When Data Center Disaster Strikes
How to align business continuity with IT to reduce threats
Note: This article originally appeared in Mission Critical Magazine. Read the article online or download the PDF.
I’m knocking on some serious wood here hoping that you never experience a real disaster event at work. But if you do, I trust that your business continuity team will get you to safety, quickly.
Once you’re safe and sound, you will be able to log right in and get back to work and everything will be all good, right? Not so fast.
Well, your IT department has nightmares that employees do just that. You set up shop in lots of temporary places like a café or library with open WIFI networks and try to get back to work. Unbeknownst to many of us, open networks just aren’t sanitary places; they can be cesspools for identity theft that can lead to breaches. So confirming that an incident is properly handled requires much more than just evacuating people.
Steps to Ensure Business Resilience
Before you can check that last box, you need to verify that every step in your process is complete. Every company’s processes are different, but here are a few things to consider:
Handing off between IT and business continuity management (BCM)
Once you have ensured the safety of employees, IT must ensure the digital safety of the business. Here are some suggestions to determine when such a handoff takes place:
- Set triggers: Our customers who have best mastered the BCM-IT handoff set triggers. BCM experts have suggested to me that companies establish a “trigger matrix.” This removes any doubts or turf wars and makes the handoff a natural part of the process.

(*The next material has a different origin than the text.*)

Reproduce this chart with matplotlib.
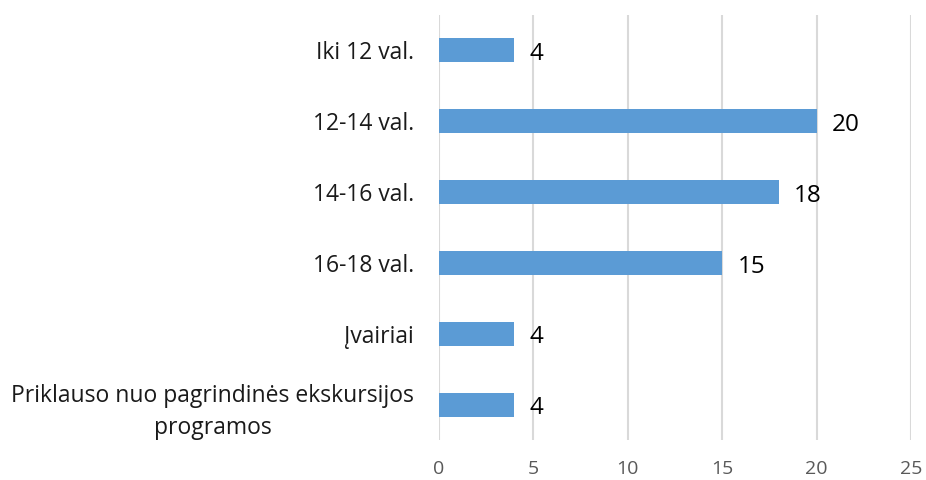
import matplotlib.pyplot as plt
import numpy as np

categories = [
    "Iki 12 val.",
    "12-14 val.",
    "14-16 val.",
    "16-18 val.",
    "Įvairiai",
    "Priklauso nuo pagrindinės ekskursijos\nprogramos",
]
counts = [4, 20, 18, 15, 4, 4]

plt.rcParams['font.family'] = ['Open Sans', 'DejaVu Sans']

fig = plt.figure(figsize=(9.26, 4.8), dpi=100)
ax = fig.add_axes([0.474, 0.083, 0.51, 0.886])

y = np.arange(len(categories))
bars = ax.barh(y, counts, height=0.34, color='#5b9bd5', zorder=3)

# value labels just past the end of each bar
for rect, v in zip(bars, counts):
    ax.text(rect.get_width() + 0.8, rect.get_y() + rect.get_height() / 2 + 0.05,
            str(v), va='center', ha='left', fontsize=17.5, color='black')

ax.set_xlim(0, 25)
ax.set_ylim(len(categories) - 0.5, -0.5)
ax.set_xticks(range(0, 26, 5))
ax.set_yticks(y)
ax.set_yticklabels(categories, fontsize=16.5, color='#1a1a1a',
                   multialignment='center', linespacing=1.45)

ax.grid(axis='x', color='#d9d9d9', linewidth=1.5, zorder=0)
for s in ax.spines.values():
    s.set_visible(False)
ax.tick_params(axis='both', length=0)
ax.tick_params(axis='x', labelsize=14, labelcolor='#595959', pad=14)
ax.tick_params(axis='y', pad=18)

fig.savefig('out.png', dpi=100)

- Set thresholds: Based on your company, the business process and the sensitivity of information involved, determine how long the business can afford to operate at a partial loss or complete loss of data or system access. This will help determine when IT has to be involved.
Recovery and business continuity verification
IT has an important job to do in planning or executing any serious business continuity situation, as I mentioned at the top of this post. Making a secure location out of an insecure one is no simple feat, especially if it is a public area.
Depending on the situation, IT can take advantage and use SAML, private network connections, or use other tactics to keep business systems as safe as possible.
Comprehensive security posture
Part of the challenge with keeping intruders out and your data in is the disparate nature of our workforces. Global offices, remote workers, partners, customers, in-house systems, and third-party systems all add risk to every transaction.
Experts I talk to recommend going beyond your own security and looking at the digital supply chain that carries your data and business information around the world — including telephony, data services, monitoring applications, big data collection and reporting, operational technologies, and so on.
CIO Leadership
In recent years the CIO has evolved from an executive project manager to the custodian of the business.
In most companies, business continuity professionals are separate from IT. But progressive companies are leading by integrating the BCM teams with the CIO’s organization. Why? Because in today’s world, a digital disaster is much more likely than a physical one. IT is also adept at dealing with automation and communication technology and protocols. So the blend of talent and experience will put the best team on business resilience events to accelerate communication with automation and to target messages to the right people and roles.
Can You Survive Business Continuity?
Cutting-edge business continuity departments are using their own trigger matrices to hand off to IT departments or vet the digital safety of other locations after an evacuation. If you’re not verifying that your employees are accessing your systems safely, you’re putting your company at risk. Put proper processes in place and take care of your own.